• Required task
In the material below, find each line holding the string "chart" and copy it.

Stored entries
----

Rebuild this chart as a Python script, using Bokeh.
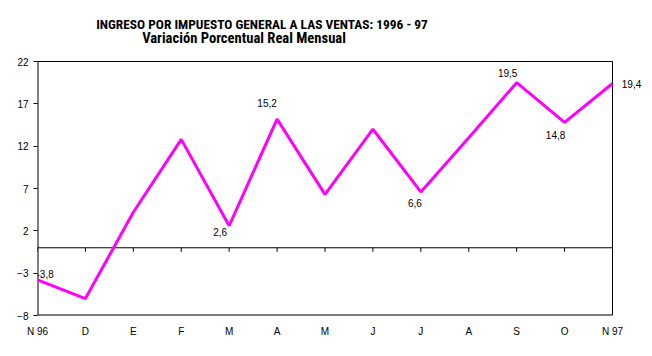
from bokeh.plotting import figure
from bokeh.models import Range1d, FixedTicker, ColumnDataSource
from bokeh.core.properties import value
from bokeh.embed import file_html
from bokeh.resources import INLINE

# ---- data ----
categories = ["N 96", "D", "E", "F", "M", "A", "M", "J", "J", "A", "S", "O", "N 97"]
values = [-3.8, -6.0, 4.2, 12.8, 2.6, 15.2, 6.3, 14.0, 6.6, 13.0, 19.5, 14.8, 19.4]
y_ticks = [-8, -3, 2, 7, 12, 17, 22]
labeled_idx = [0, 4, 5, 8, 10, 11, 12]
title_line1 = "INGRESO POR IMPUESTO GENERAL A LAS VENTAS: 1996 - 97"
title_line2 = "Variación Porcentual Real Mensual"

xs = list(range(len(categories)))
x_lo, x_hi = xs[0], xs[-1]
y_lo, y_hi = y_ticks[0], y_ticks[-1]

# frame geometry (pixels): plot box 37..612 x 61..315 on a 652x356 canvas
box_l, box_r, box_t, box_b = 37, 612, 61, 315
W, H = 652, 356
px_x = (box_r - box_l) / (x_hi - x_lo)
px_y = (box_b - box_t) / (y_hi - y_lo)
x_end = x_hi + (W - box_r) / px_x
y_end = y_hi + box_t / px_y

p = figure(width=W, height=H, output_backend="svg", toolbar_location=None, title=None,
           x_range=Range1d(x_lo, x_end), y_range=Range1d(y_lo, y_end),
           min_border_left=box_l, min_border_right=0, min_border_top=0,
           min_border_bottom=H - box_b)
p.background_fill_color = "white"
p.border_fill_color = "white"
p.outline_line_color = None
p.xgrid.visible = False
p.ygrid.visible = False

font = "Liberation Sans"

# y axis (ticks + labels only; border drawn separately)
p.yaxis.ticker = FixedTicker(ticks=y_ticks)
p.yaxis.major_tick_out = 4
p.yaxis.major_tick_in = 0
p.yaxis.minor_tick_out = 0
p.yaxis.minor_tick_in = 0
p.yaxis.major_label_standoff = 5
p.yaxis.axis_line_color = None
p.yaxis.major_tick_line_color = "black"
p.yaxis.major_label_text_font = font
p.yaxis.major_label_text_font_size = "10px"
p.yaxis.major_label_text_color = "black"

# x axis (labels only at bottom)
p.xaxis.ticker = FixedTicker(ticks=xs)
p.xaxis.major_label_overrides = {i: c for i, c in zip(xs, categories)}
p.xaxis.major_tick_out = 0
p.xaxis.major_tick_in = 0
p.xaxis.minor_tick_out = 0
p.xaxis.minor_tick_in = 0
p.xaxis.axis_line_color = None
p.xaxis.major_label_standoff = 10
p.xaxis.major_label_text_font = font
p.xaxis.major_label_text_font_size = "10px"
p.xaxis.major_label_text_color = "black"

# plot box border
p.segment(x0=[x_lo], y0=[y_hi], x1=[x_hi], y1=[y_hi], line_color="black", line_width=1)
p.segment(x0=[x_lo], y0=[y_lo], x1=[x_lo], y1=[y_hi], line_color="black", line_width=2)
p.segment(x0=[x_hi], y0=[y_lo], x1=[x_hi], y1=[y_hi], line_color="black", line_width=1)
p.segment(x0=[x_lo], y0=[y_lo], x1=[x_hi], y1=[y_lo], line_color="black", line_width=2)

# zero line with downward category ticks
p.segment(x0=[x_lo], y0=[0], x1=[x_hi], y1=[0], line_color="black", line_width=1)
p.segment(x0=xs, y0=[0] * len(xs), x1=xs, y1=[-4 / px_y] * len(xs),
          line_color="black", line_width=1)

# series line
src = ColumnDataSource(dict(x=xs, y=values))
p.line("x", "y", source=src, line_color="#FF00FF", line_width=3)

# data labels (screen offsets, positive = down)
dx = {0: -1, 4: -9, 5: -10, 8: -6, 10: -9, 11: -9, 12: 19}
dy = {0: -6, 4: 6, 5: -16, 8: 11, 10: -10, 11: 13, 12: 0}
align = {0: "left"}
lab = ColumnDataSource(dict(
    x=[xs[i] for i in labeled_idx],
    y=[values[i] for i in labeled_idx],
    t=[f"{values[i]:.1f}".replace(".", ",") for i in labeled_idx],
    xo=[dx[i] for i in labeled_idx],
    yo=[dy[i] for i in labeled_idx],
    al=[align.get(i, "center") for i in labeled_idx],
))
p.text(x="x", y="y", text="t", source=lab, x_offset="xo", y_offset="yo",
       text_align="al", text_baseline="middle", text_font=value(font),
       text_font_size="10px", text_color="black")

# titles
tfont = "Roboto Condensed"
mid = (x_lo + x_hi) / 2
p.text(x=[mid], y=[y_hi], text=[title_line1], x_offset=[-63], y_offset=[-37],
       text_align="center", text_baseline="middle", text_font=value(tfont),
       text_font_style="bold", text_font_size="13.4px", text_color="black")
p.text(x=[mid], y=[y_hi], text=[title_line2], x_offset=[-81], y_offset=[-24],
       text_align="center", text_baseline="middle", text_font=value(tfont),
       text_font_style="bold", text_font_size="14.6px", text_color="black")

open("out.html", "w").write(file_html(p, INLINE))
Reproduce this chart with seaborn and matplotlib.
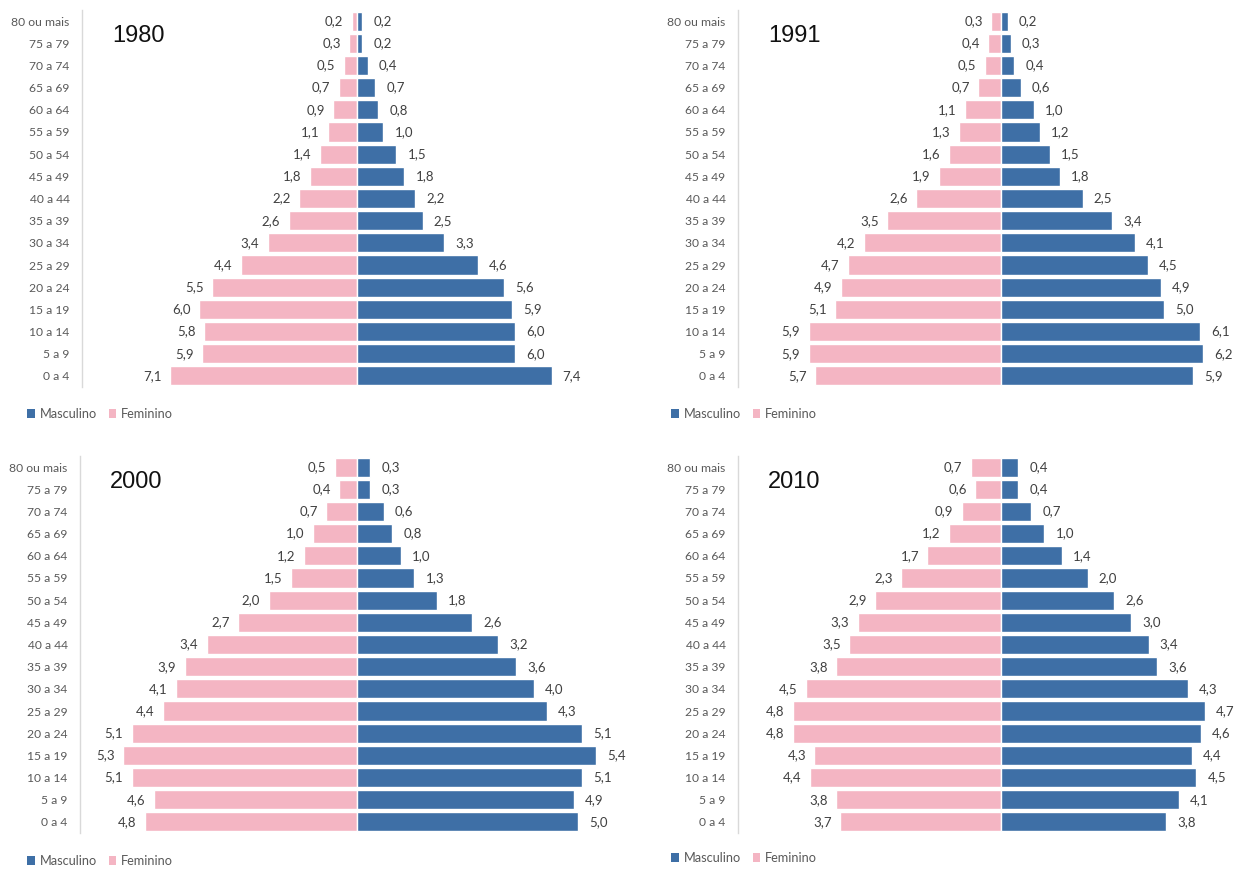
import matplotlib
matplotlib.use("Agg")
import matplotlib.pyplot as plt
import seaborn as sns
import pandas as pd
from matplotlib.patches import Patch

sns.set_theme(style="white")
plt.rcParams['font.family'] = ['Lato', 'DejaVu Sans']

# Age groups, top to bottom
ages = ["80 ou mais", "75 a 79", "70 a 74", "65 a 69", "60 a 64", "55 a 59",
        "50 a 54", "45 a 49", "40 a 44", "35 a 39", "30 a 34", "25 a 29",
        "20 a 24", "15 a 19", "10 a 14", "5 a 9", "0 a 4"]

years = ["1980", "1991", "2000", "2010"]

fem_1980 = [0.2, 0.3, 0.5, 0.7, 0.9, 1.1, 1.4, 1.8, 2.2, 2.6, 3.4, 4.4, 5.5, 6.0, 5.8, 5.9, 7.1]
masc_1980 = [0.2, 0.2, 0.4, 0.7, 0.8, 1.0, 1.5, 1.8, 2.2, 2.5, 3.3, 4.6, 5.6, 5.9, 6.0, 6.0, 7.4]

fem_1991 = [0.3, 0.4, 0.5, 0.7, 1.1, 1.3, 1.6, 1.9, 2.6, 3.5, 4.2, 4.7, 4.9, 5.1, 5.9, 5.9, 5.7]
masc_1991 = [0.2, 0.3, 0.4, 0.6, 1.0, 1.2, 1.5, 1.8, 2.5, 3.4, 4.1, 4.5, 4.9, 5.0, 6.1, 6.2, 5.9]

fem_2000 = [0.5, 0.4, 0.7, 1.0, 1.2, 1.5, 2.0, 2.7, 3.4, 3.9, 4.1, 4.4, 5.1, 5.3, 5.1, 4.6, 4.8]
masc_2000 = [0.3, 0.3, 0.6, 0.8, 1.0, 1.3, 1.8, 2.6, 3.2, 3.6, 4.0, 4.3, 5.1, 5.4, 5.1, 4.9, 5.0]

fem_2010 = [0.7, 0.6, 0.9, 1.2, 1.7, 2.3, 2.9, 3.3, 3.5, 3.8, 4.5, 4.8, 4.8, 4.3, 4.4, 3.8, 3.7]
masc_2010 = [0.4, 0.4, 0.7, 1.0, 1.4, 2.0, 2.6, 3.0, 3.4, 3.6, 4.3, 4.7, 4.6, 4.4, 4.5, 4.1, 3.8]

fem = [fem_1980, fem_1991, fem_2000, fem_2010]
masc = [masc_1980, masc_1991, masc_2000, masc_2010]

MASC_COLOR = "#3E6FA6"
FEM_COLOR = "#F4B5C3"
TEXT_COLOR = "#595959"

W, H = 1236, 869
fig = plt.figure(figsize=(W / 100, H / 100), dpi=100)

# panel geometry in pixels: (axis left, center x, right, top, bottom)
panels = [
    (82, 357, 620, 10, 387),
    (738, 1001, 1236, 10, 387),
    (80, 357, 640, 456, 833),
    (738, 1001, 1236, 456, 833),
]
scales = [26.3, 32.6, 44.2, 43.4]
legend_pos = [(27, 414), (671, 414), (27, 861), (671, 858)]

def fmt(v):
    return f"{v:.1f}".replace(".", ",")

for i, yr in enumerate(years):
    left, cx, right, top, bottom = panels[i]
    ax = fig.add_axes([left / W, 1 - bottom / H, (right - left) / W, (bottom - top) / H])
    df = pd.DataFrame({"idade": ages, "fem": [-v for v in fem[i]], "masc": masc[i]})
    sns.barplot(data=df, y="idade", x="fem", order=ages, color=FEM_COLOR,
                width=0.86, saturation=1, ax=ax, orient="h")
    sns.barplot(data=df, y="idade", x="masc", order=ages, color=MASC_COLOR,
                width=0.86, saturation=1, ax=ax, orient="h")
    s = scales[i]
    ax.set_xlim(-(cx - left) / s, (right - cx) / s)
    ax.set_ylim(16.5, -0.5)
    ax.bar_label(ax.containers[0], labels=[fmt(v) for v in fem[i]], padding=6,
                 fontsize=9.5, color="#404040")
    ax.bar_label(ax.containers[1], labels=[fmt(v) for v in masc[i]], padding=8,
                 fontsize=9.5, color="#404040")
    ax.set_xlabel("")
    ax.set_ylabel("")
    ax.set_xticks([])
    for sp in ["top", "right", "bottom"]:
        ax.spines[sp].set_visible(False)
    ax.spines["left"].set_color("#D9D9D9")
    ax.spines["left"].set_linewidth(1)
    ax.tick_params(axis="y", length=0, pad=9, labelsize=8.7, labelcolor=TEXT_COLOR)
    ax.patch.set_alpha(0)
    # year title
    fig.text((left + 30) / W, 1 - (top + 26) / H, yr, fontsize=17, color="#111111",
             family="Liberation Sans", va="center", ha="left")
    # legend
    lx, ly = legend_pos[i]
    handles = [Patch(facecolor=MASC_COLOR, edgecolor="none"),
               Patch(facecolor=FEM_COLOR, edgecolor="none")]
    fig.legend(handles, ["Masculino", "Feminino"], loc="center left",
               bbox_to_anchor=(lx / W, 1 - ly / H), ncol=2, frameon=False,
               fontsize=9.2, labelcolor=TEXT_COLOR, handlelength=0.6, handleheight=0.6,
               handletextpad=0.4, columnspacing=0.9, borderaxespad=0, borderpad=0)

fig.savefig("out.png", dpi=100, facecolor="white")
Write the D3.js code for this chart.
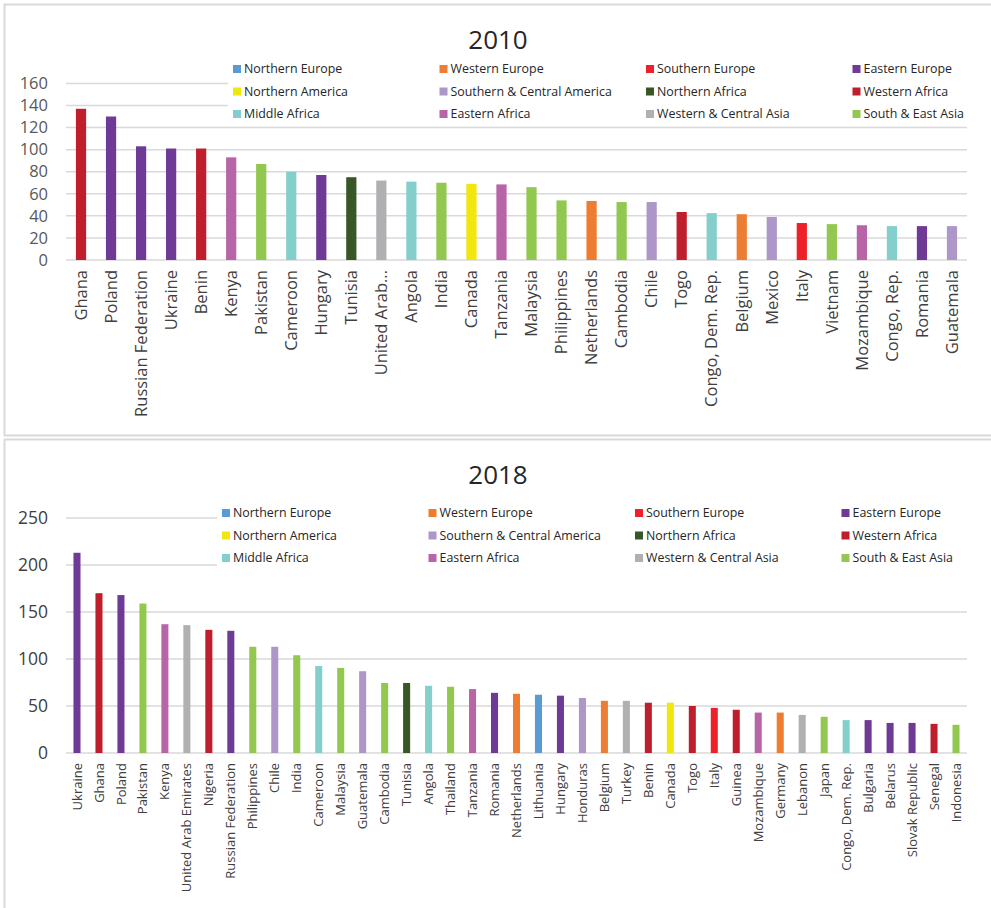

----

• Written solution
Rebuild this chart as a Python script, using Bokeh.
Reproduce this chart with seaborn and matplotlib.
Write the D3.js code for this chart.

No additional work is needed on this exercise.